Copy out the entries in full and with complete accuracy; pictures are excluded.
begin DATASET RECORDS
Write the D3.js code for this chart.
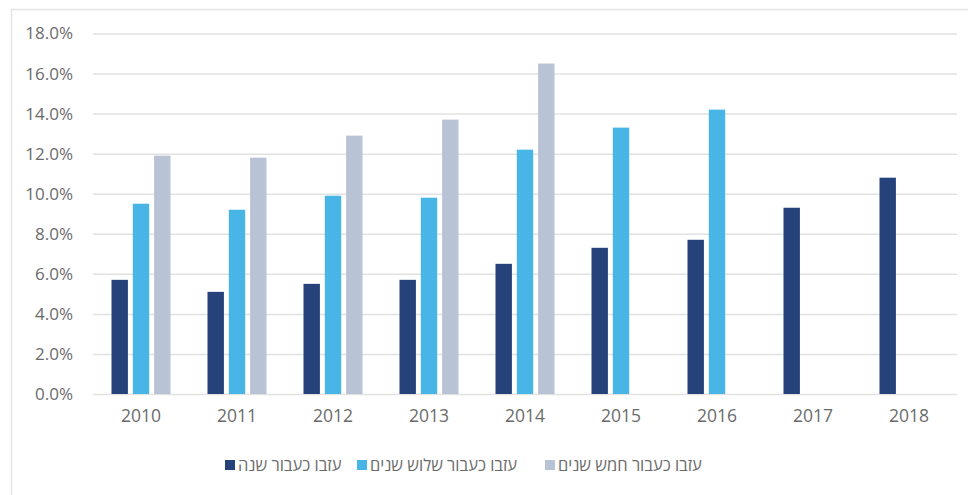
<!DOCTYPE html>
<html>
<head>
<meta charset="utf-8">
<script src="https://cdn.jsdelivr.net/npm/d3@7"></script>
<style>
    body { margin: 0; background: #fff; }
    svg text { font-family: "Open Sans", "Liberation Sans", "DejaVu Sans", sans-serif; fill: #6b6b6b; }
</style>
</head>
<body>
<svg id="chart" width="968" height="495"></svg>
<script>
// data (percent)
const years = ["2010", "2011", "2012", "2013", "2014", "2015", "2016", "2017", "2018"];
const seriesNames = ["עזבו כעבור שנה", "עזבו כעבור שלוש שנים", "עזבו כעבור חמש שנים"];
const leftAfterOneYear = [5.7, 5.1, 5.5, 5.7, 6.5, 7.3, 7.7, 9.3, 10.8];
const leftAfterThreeYears = [9.5, 9.2, 9.9, 9.8, 12.2, 13.3, 14.2, null, null];
const leftAfterFiveYears = [11.9, 11.8, 12.9, 13.7, 16.5, null, null, null, null];
const yTicks = [0, 2, 4, 6, 8, 10, 12, 14, 16, 18];
const colors = ["#25427a", "#47b5e6", "#b8c3d5"];

class GroupedBars {
    constructor(selector) {
        this.svg = d3.select(selector);
        // Settings
        this.left = 93;
        this.right = 957;
        this.top = 33.5;
        this.bottom = 394;
    }

    draw() {
        const series = [leftAfterOneYear, leftAfterThreeYears, leftAfterFiveYears];

        // frame round the chart, only top and left edges show
        this.svg.append("path")
            .attr("d", "M11.5,495 L11.5,9.5 L968,9.5")
            .attr("fill", "none")
            .attr("stroke", "#e4e4e4")
            .attr("stroke-width", 1.5);

        let y = d3.scaleLinear().domain([0, 18]).range([this.bottom, this.top]);
        let x = d3.scaleBand().domain(years).range([this.left, this.right]);
        let xInner = d3.scaleBand().domain(d3.range(3)).range([18.5, 77.5]).paddingInner(0.23);

        // y axis with gridlines
        let yAxis = d3.axisLeft(y)
            .tickValues(yTicks)
            .tickSize(-(this.right - this.left))
            .tickPadding(20)
            .tickFormat(d => d.toFixed(1) + "%");
        this.svg.append("g")
            .attr("transform", "translate(" + this.left + ",0)")
            .call(yAxis)
            .call(g => g.select(".domain").remove())
            .call(g => g.selectAll(".tick line").attr("stroke", "#e2e2e2").attr("stroke-width", 1.5))
            .call(g => g.selectAll(".tick text").attr("font-size", 17).attr("x", -20));

        // bars
        series.forEach((values, s) => {
            this.svg.append("g")
                .selectAll("rect")
                .data(values.map((v, i) => ({ year: years[i], value: v })).filter(d => d.value !== null))
                .join("rect")
                .attr("x", d => x(d.year) + xInner(s))
                .attr("y", d => y(d.value))
                .attr("width", xInner.bandwidth())
                .attr("height", d => y(0) - y(d.value))
                .attr("fill", colors[s]);
        });

        // x axis labels
        let xAxis = d3.axisBottom(x).tickSize(0).tickPadding(16);
        this.svg.append("g")
            .attr("transform", "translate(0," + this.bottom + ")")
            .call(xAxis)
            .call(g => g.select(".domain").remove())
            .call(g => g.selectAll(".tick text").attr("font-size", 17.5));

        // legend
        let legendX = [225, 357, 545];
        let legend = this.svg.append("g").attr("transform", "translate(0,465)");
        seriesNames.forEach((name, i) => {
            legend.append("rect")
                .attr("x", legendX[i])
                .attr("y", -5)
                .attr("width", 10)
                .attr("height", 10)
                .attr("fill", colors[i]);
            legend.append("text")
                .attr("x", legendX[i] + 13)
                .attr("dy", "0.35em")
                .attr("font-size", 16.5)
                .text(name);
        });
    }
}

new GroupedBars("#chart").draw();
</script>
</body>
</html>
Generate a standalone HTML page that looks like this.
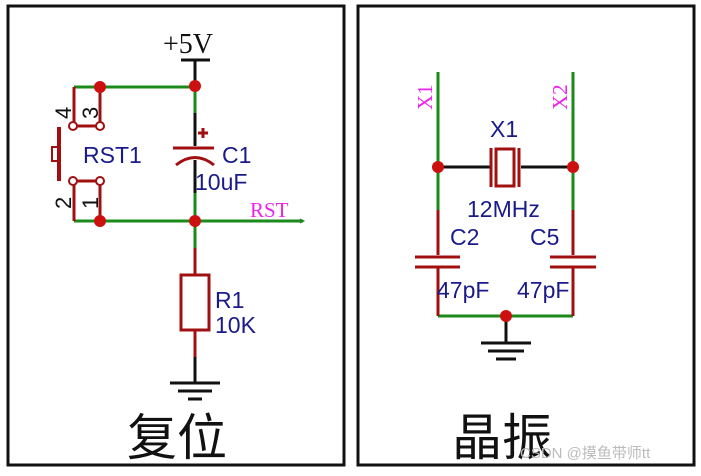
end DATASET RECORDS
# CORRECT ANSWER
Write the D3.js code for this chart.
<!DOCTYPE html>
<html>
<head>
<meta charset="utf-8">
<script src="https://cdn.jsdelivr.net/npm/d3@7"></script>
<style>
    body { margin: 0; background: #fff; }
    svg text { font-family: "Open Sans", "Liberation Sans", "DejaVu Sans", sans-serif; fill: #6b6b6b; }
</style>
</head>
<body>
<svg id="chart" width="968" height="495"></svg>
<script>
// data (percent)
const years = ["2010", "2011", "2012", "2013", "2014", "2015", "2016", "2017", "2018"];
const seriesNames = ["עזבו כעבור שנה", "עזבו כעבור שלוש שנים", "עזבו כעבור חמש שנים"];
const leftAfterOneYear = [5.7, 5.1, 5.5, 5.7, 6.5, 7.3, 7.7, 9.3, 10.8];
const leftAfterThreeYears = [9.5, 9.2, 9.9, 9.8, 12.2, 13.3, 14.2, null, null];
const leftAfterFiveYears = [11.9, 11.8, 12.9, 13.7, 16.5, null, null, null, null];
const yTicks = [0, 2, 4, 6, 8, 10, 12, 14, 16, 18];
const colors = ["#25427a", "#47b5e6", "#b8c3d5"];

class GroupedBars {
    constructor(selector) {
        this.svg = d3.select(selector);
        // Settings
        this.left = 93;
        this.right = 957;
        this.top = 33.5;
        this.bottom = 394;
    }

    draw() {
        const series = [leftAfterOneYear, leftAfterThreeYears, leftAfterFiveYears];

        // frame round the chart, only top and left edges show
        this.svg.append("path")
            .attr("d", "M11.5,495 L11.5,9.5 L968,9.5")
            .attr("fill", "none")
            .attr("stroke", "#e4e4e4")
            .attr("stroke-width", 1.5);

        let y = d3.scaleLinear().domain([0, 18]).range([this.bottom, this.top]);
        let x = d3.scaleBand().domain(years).range([this.left, this.right]);
        let xInner = d3.scaleBand().domain(d3.range(3)).range([18.5, 77.5]).paddingInner(0.23);

        // y axis with gridlines
        let yAxis = d3.axisLeft(y)
            .tickValues(yTicks)
            .tickSize(-(this.right - this.left))
            .tickPadding(20)
            .tickFormat(d => d.toFixed(1) + "%");
        this.svg.append("g")
            .attr("transform", "translate(" + this.left + ",0)")
            .call(yAxis)
            .call(g => g.select(".domain").remove())
            .call(g => g.selectAll(".tick line").attr("stroke", "#e2e2e2").attr("stroke-width", 1.5))
            .call(g => g.selectAll(".tick text").attr("font-size", 17).attr("x", -20));

        // bars
        series.forEach((values, s) => {
            this.svg.append("g")
                .selectAll("rect")
                .data(values.map((v, i) => ({ year: years[i], value: v })).filter(d => d.value !== null))
                .join("rect")
                .attr("x", d => x(d.year) + xInner(s))
                .attr("y", d => y(d.value))
                .attr("width", xInner.bandwidth())
                .attr("height", d => y(0) - y(d.value))
                .attr("fill", colors[s]);
        });

        // x axis labels
        let xAxis = d3.axisBottom(x).tickSize(0).tickPadding(16);
        this.svg.append("g")
            .attr("transform", "translate(0," + this.bottom + ")")
            .call(xAxis)
            .call(g => g.select(".domain").remove())
            .call(g => g.selectAll(".tick text").attr("font-size", 17.5));

        // legend
        let legendX = [225, 357, 545];
        let legend = this.svg.append("g").attr("transform", "translate(0,465)");
        seriesNames.forEach((name, i) => {
            legend.append("rect")
                .attr("x", legendX[i])
                .attr("y", -5)
                .attr("width", 10)
                .attr("height", 10)
                .attr("fill", colors[i]);
            legend.append("text")
                .attr("x", legendX[i] + 13)
                .attr("dy", "0.35em")
                .attr("font-size", 16.5)
                .text(name);
        });
    }
}

new GroupedBars("#chart").draw();
</script>
</body>
</html>
Generate a standalone HTML page that looks like this.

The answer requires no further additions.